— START OF Stored data —

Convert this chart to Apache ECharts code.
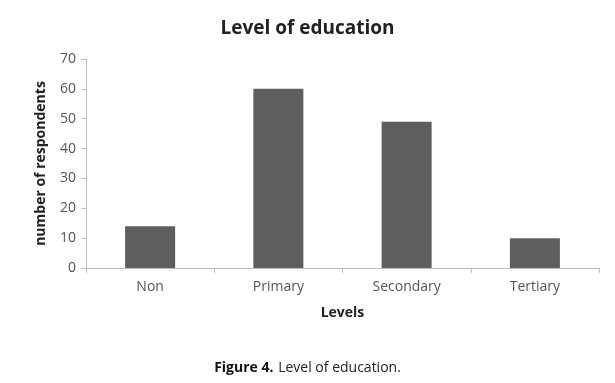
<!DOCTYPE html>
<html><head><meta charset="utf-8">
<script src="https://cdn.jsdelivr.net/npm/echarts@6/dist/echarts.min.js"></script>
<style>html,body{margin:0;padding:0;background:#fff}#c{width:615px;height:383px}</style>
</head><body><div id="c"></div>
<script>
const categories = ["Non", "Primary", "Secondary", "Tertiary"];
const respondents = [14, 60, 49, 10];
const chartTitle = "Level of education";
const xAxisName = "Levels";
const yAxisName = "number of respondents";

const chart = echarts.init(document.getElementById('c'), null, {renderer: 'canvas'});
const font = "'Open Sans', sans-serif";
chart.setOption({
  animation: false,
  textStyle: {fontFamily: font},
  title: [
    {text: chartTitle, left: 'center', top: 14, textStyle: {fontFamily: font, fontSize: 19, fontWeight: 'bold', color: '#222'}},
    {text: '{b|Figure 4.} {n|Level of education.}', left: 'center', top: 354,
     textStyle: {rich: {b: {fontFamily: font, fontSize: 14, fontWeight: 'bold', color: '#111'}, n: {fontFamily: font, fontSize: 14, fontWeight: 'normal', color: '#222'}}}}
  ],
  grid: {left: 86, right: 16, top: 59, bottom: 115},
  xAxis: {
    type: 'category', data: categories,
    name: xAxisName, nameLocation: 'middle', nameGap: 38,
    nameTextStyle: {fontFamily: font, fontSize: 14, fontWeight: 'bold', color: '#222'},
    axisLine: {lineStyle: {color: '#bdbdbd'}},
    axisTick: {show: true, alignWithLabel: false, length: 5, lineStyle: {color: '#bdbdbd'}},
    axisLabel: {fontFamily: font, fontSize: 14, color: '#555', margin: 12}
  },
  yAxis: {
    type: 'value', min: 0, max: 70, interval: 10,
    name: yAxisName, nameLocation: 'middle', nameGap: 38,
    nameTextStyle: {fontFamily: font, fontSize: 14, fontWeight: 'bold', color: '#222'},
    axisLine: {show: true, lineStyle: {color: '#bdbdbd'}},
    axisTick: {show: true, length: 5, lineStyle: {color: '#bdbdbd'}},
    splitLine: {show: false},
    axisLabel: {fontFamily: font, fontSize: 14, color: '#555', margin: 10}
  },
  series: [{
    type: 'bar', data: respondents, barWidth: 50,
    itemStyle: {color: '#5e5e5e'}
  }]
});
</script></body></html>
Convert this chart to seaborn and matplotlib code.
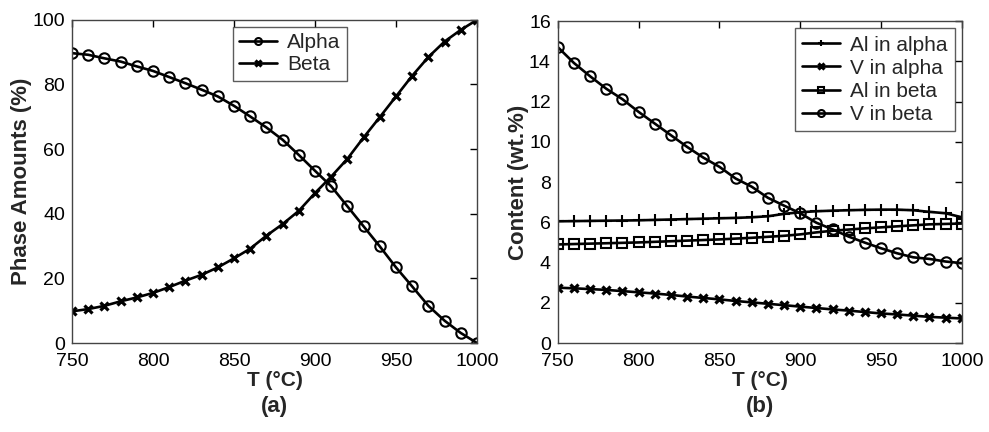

— END OF Stored data —

### [Task directions]
Gather, from the listing above, every line carrying the word "code".

### [Final result]
Convert this chart to Apache ECharts code.
Convert this chart to seaborn and matplotlib code.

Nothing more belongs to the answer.